Three parties sing in this processional song:
The Maidens
“You are deservedly adored.”
The Bride
“I am brown—”
The Maidens
“Rather lovely!”
The Bride
“Oh, disdain me not for being brown;
Because the sun has looked upon me.
My mother’s children disdained me;
They made me mistress of the fruit garden;
But my own garden I have not kept.
Tell me, my love, where do your flocks rest at noon?
Why should I be pale as the veiled in mourning,
Roaming among the flocks of your companions?”
Solomon
“I have compared you to the Pharaoh’s chariot steed…”
Apparently the husband compared her favorably, for the song paeans sensuously on for pages.

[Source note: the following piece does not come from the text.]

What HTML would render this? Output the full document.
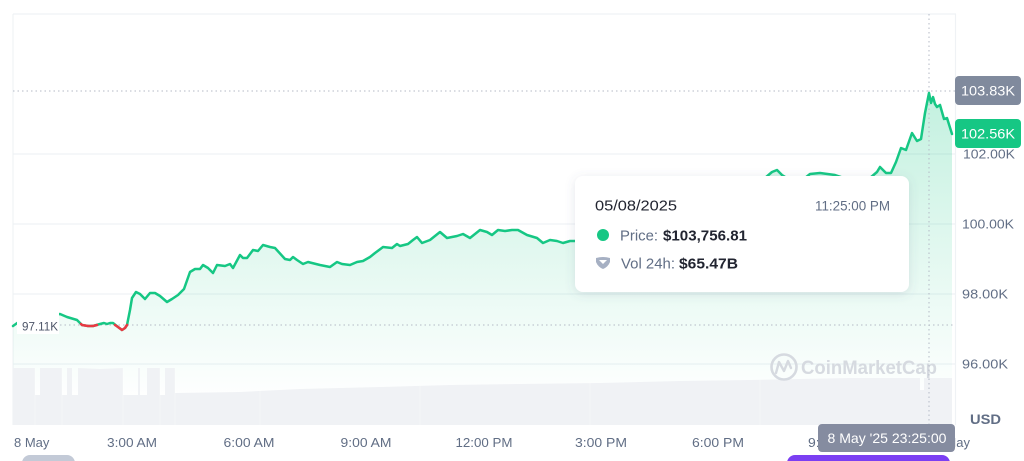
<!DOCTYPE html>
<html><head><meta charset="utf-8"><style>
html,body{margin:0;padding:0;background:#fff;}
svg{display:block;font-family:"Liberation Sans",sans-serif;}
</style></head><body>
<svg width="1024" height="461" viewBox="0 0 1024 461" xmlns="http://www.w3.org/2000/svg">
<defs>
<linearGradient id="gf" x1="0" y1="90" x2="0" y2="400" gradientUnits="userSpaceOnUse">
<stop offset="0" stop-color="#16c784" stop-opacity="0.26"/>
<stop offset="1" stop-color="#16c784" stop-opacity="0"/>
</linearGradient>
<filter id="sh" x="-10%" y="-20%" width="120%" height="150%">
<feDropShadow dx="0" dy="2" stdDeviation="5" flood-color="#58667e" flood-opacity="0.16"/>
</filter>
</defs>

<!-- grid -->
<g stroke="#eff2f5" stroke-width="1.2" fill="none">
<line x1="13" y1="14" x2="956" y2="14"/>
<line x1="13" y1="154" x2="956" y2="154"/>
<line x1="13" y1="224" x2="956" y2="224"/>
<line x1="13" y1="294" x2="956" y2="294"/>
<line x1="13" y1="364" x2="956" y2="364"/>
<line x1="13" y1="14" x2="13" y2="425"/>
<line x1="955.5" y1="14" x2="955.5" y2="425"/>
</g>

<!-- fill -->
<polygon fill="url(#gf)" points="13,326 20,321 60,314 67,317 77,320 82,325 88,326 93,326 100,324 104,323 107,324 110,323 113,323 118,327 122,330 125,328 127,325 130,310 132,298 136,292 140,294 145,299 150,293 155,293 160,296 167,302 172,299 178,295 184,289 190,272 195,269 200,269 203,265 208,268 213,273 217,265 225,266 230,264 233,268 240,255 243,258 247,258 253,250 258,251 263,245 270,247 275,248 285,259 290,260 293,257 297,260 303,264 308,262 320,265 330,267 337,262 342,264 350,265 357,262 363,261 370,257 375,253 383,247 392,248 397,244 400,246 408,244 413,240 417,237 422,243 430,240 440,232 447,238 457,236 463,234 470,238 480,230 487,232 492,235 498,230 505,231 512,230 518,230 527,235 537,238 543,243 550,240 557,241 563,243 570,241 575,241 600,235 650,215 700,200 740,185 765,178 772,172 777,170 782,175 790,180 805,178 810,174 820,173 835,175 850,180 870,178 877,172 880,167 886,173 891,173 896,162 901,148 906,150 912,133 917,141 921,139 925,113 929,93 931,103 933,97 935,104 937,107 940,105 944,119 947,118 952,134 952,425 13,425"/>

<!-- volume -->
<polygon fill="#f0f2f5" points="13,425 13,368 35,368 35,395 40,395 40,368 62,368 62,395 67,395 67,368 72,368 72,395 78,395 78,368 100,369 123,368 123,395 138,395 138,368 140,368 140,395 147,395 147,368 160,368 160,395 165,395 165,368 175,368 175,393 240,392 300,389 380,387 450,385 520,384 600,383 680,381 750,380 850,378 920,378 920,390 924,390 924,378 952,378 952,425"/>
<g stroke="#fff" stroke-width="0.6" opacity="0.5">
<line x1="35" y1="368" x2="35" y2="425"/><line x1="62" y1="368" x2="62" y2="425"/><line x1="123" y1="368" x2="123" y2="425"/><line x1="160" y1="368" x2="160" y2="425"/><line x1="175" y1="368" x2="175" y2="425"/><line x1="260" y1="390" x2="260" y2="425"/><line x1="420" y1="386" x2="420" y2="425"/><line x1="590" y1="383" x2="590" y2="425"/><line x1="760" y1="380" x2="760" y2="425"/>
</g>

<!-- watermark -->
<g opacity="0.9">
<circle cx="784" cy="367" r="12.5" fill="none" stroke="#d3d7de" stroke-width="2.6"/>
<path d="M776,373 L779,362 L784,371 L788,361 L791,368" fill="none" stroke="#d3d7de" stroke-width="2.4" stroke-linejoin="round" stroke-linecap="round"/>
<text x="801" y="374" font-size="19" font-weight="bold" fill="#d3d7de" textLength="136" lengthAdjust="spacingAndGlyphs">CoinMarketCap</text>
</g>

<!-- dotted lines -->
<g stroke="#b4bac6" stroke-width="1" stroke-dasharray="1.5,3" fill="none">
<line x1="13" y1="91" x2="955" y2="91"/>
<line x1="60" y1="325" x2="955" y2="325"/>
<line x1="929" y1="14" x2="929" y2="424"/>
</g>

<!-- price line -->
<polyline fill="none" stroke="#16c784" stroke-width="2.5" stroke-linejoin="round" stroke-linecap="round" points="13,326 20,321 60,314 67,317 77,320 82,325 88,326 93,326 100,324 104,323 107,324 110,323 113,323 118,327 122,330 125,328 127,325 130,310 132,298 136,292 140,294 145,299 150,293 155,293 160,296 167,302 172,299 178,295 184,289 190,272 195,269 200,269 203,265 208,268 213,273 217,265 225,266 230,264 233,268 240,255 243,258 247,258 253,250 258,251 263,245 270,247 275,248 285,259 290,260 293,257 297,260 303,264 308,262 320,265 330,267 337,262 342,264 350,265 357,262 363,261 370,257 375,253 383,247 392,248 397,244 400,246 408,244 413,240 417,237 422,243 430,240 440,232 447,238 457,236 463,234 470,238 480,230 487,232 492,235 498,230 505,231 512,230 518,230 527,235 537,238 543,243 550,240 557,241 563,243 570,241 575,241 600,235 650,215 700,200 740,185 765,178 772,172 777,170 782,175 790,180 805,178 810,174 820,173 835,175 850,180 870,178 877,172 880,167 886,173 891,173 896,162 901,148 906,150 912,133 917,141 921,139 925,113 929,93 931,103 933,97 935,104 937,107 940,105 944,119 947,118 952,134"/>
<polyline fill="none" stroke="#ea3943" stroke-width="2.5" stroke-linejoin="round" stroke-linecap="round" points="81,324 82,325 88,326 93,326 97,325"/>
<polyline fill="none" stroke="#ea3943" stroke-width="2.5" stroke-linejoin="round" stroke-linecap="round" points="115,325 118,327 122,330 125,328 127,325"/>

<!-- 97.11K label -->
<rect x="17" y="308" width="42" height="26" fill="#fff"/>
<text x="22" y="330.5" font-size="12" fill="#4d5568" textLength="36" lengthAdjust="spacingAndGlyphs">97.11K</text>

<!-- right axis -->
<g font-size="13" fill="#616e85">
<text x="963" y="158.5" textLength="52" lengthAdjust="spacingAndGlyphs">102.00K</text>
<text x="962" y="228.5" textLength="52" lengthAdjust="spacingAndGlyphs">100.00K</text>
<text x="962" y="298.5" textLength="46" lengthAdjust="spacingAndGlyphs">98.00K</text>
<text x="962" y="368.5" textLength="46" lengthAdjust="spacingAndGlyphs">96.00K</text>
<text x="970" y="424" font-weight="bold" font-size="14" textLength="31" lengthAdjust="spacingAndGlyphs">USD</text>
</g>
<rect x="955" y="76" width="66" height="29" rx="4" fill="#808a9d"/>
<text x="988" y="95.5" font-size="14" fill="#fff" text-anchor="middle" textLength="54" lengthAdjust="spacingAndGlyphs">103.83K</text>
<rect x="955" y="119" width="66" height="29" rx="4" fill="#16c784"/>
<text x="988" y="138.5" font-size="14" fill="#fff" text-anchor="middle" textLength="54" lengthAdjust="spacingAndGlyphs">102.56K</text>

<!-- x axis -->
<g font-size="13" fill="#616e85">
<text x="14" y="447">8 May</text>
<text x="132" y="447" text-anchor="middle" textLength="50" lengthAdjust="spacingAndGlyphs">3:00 AM</text>
<text x="249" y="447" text-anchor="middle" textLength="51" lengthAdjust="spacingAndGlyphs">6:00 AM</text>
<text x="366" y="447" text-anchor="middle" textLength="51" lengthAdjust="spacingAndGlyphs">9:00 AM</text>
<text x="484" y="447" text-anchor="middle" textLength="57" lengthAdjust="spacingAndGlyphs">12:00 PM</text>
<text x="601" y="447" text-anchor="middle" textLength="52" lengthAdjust="spacingAndGlyphs">3:00 PM</text>
<text x="718" y="447" text-anchor="middle" textLength="52" lengthAdjust="spacingAndGlyphs">6:00 PM</text>
<text x="834" y="447" text-anchor="middle" textLength="52" lengthAdjust="spacingAndGlyphs">9:00 PM</text>
<text x="970" y="447" text-anchor="end">9 May</text>
</g>

<!-- date tooltip -->
<rect x="818" y="424" width="137" height="28" rx="4" fill="#858ca0"/>
<text x="887" y="443" font-size="14" fill="#fff" text-anchor="middle" textLength="119" lengthAdjust="spacingAndGlyphs">8 May '25 23:25:00</text>

<!-- bottom pills -->
<rect x="787" y="455" width="163" height="16" rx="8" fill="#7b3ff2"/>
<rect x="22" y="455" width="53" height="16" rx="8" fill="#c3cad7"/>

<!-- tooltip card -->
<rect x="575" y="176" width="334" height="116" rx="8" fill="#fff" filter="url(#sh)"/>
<text x="595" y="210.5" font-size="15" fill="#222531" textLength="82" lengthAdjust="spacingAndGlyphs">05/08/2025</text>
<text x="890" y="210.5" font-size="14" fill="#616e85" text-anchor="end" textLength="75" lengthAdjust="spacingAndGlyphs">11:25:00 PM</text>
<circle cx="603" cy="235" r="6" fill="#16c784"/>
<text x="620" y="240.5" font-size="15" fill="#616e85" textLength="38" lengthAdjust="spacingAndGlyphs">Price:</text>
<text x="663" y="240.5" font-size="15" font-weight="bold" fill="#222531" textLength="84" lengthAdjust="spacingAndGlyphs">$103,756.81</text>
<path d="M596,258 Q603,256 610,258 L610,262 Q608,267 603,269 Q598,267 596,262 Z" fill="#a6b0c3"/>
<path d="M599,260 L607,260 L603,264 Z" fill="#fff"/>
<text x="621" y="268.5" font-size="15" fill="#616e85" textLength="54" lengthAdjust="spacingAndGlyphs">Vol 24h:</text>
<text x="679" y="268.5" font-size="15" font-weight="bold" fill="#222531" textLength="59" lengthAdjust="spacingAndGlyphs">$65.47B</text>
</svg>
</body></html>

The fact is, through a recent review of the over 200 pieces of period art depicting women of European, Middle Eastern, North African and Amerindian races, I have noted that women are consistently depicted as being lighter of skin then their men, unless he is a holy man or an enthroned king, avoiding the staining gaze of the sun from behind their tapestries walls. There is little doubt, based on explorer accounts and the accompanying and inspired illustrations, that Europeans of the Age of Discovery were noted for their pallid complexions due primarily to their habit of remaining heavily dressed year round and residing indoors as often as possible.
Word wide, the beauty standard for women, from antiquity through the 1800s, was one that valued lightness of skin, as evidence that the woman did not toil out of doors, that her father had been able to afford her shelter from lowly chores and that her hands would be smooth and her face free of wrinkles into her middle years.
Even among the Ugandan’s, their queens, lying in state within their large houses, fed, oiled, bathed and rolled over by their train of maidens, were notably lighter than the common women who worked under the sun.